Exotic meats such as kangaroo, crocodile and ostrich are not considered luxuries. HMRC thinks Jaffa Cakes are essentials, but apparently not tampons and sanitary towels. You don't need to be female or even particularly liberal to see what a ludicrous notion this is.
Interestingly, of the 305 MPs voting against the removal of the tax, 303 were Conservatives, including Chancellor George Osborne. I have news for even the most antiquated and Etonian of us out there, which the Conservatives may wish to keep in mind: this is no longer the 1950s.
Women are no longer second-class citizens, and excuse the image, but no human being should be charged a surplus for buying something to prevent their own blood trickling continuously down their legs once a month.
Put it like this, and you see the preposterousness of the tax.
However, I don't wish to be completely and emphatically cynical to those who voted against its abolition. It is not plainly black and white. The tax is actually one levied by the EU, and five per cent is the absolute minimum that can be charged under their conditions (this minimum was imposed by Labour in 2000). To remove the tax in the UK Mr Osborne would have to publish a strategy for negotiating its removal with the other EU states.

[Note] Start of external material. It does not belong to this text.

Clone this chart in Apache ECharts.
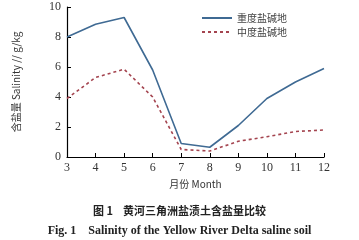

Be that as it may, the fact that he and most other Tories voted against the amendment echoes one distinct view: "we just can't be arsed with the hassle".

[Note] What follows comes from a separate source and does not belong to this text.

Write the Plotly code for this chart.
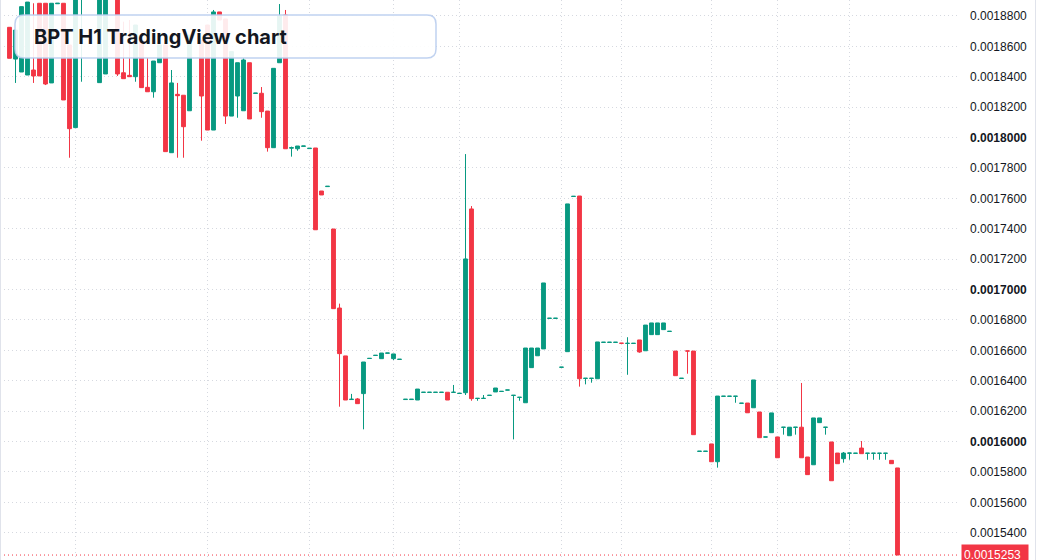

What we have instead is a well-meaning but albeit token gesture from Tory MP David Gauke, who has promised he will "raise the issue with the European Commission and other member states setting out our views that it should be possible for member states to apply a zero-rate to sanitary products".
This is nothing like the proactive and liberal stance that the UK could have taken had they actually already voted against the tax.
In my opinion, Cameron's government has missed a trick; making significant moves to preserve gender equality could have had sizeable benefits to a ministry that has been oft-criticised for being harsh and uncaring.
The tax itself was introduced in the UK following their joining of the European Common Market in 1973. The Sex Discrimination Act wasn't until 1975. This means that the UK is currently continuing to charge a sexist tax introduced prior to one of the first major steps in creating gender equality.
It's equivalent to continuing to employ a law regarding the rights of black people that was introduced before the abolition of the slave trade. In other words, it is entirely absurd.
But apparently, the majority of our parliament thinks not. Those in the upper echelons need to have an epiphany and drag Britain, and if needs be Europe, into the 21st century.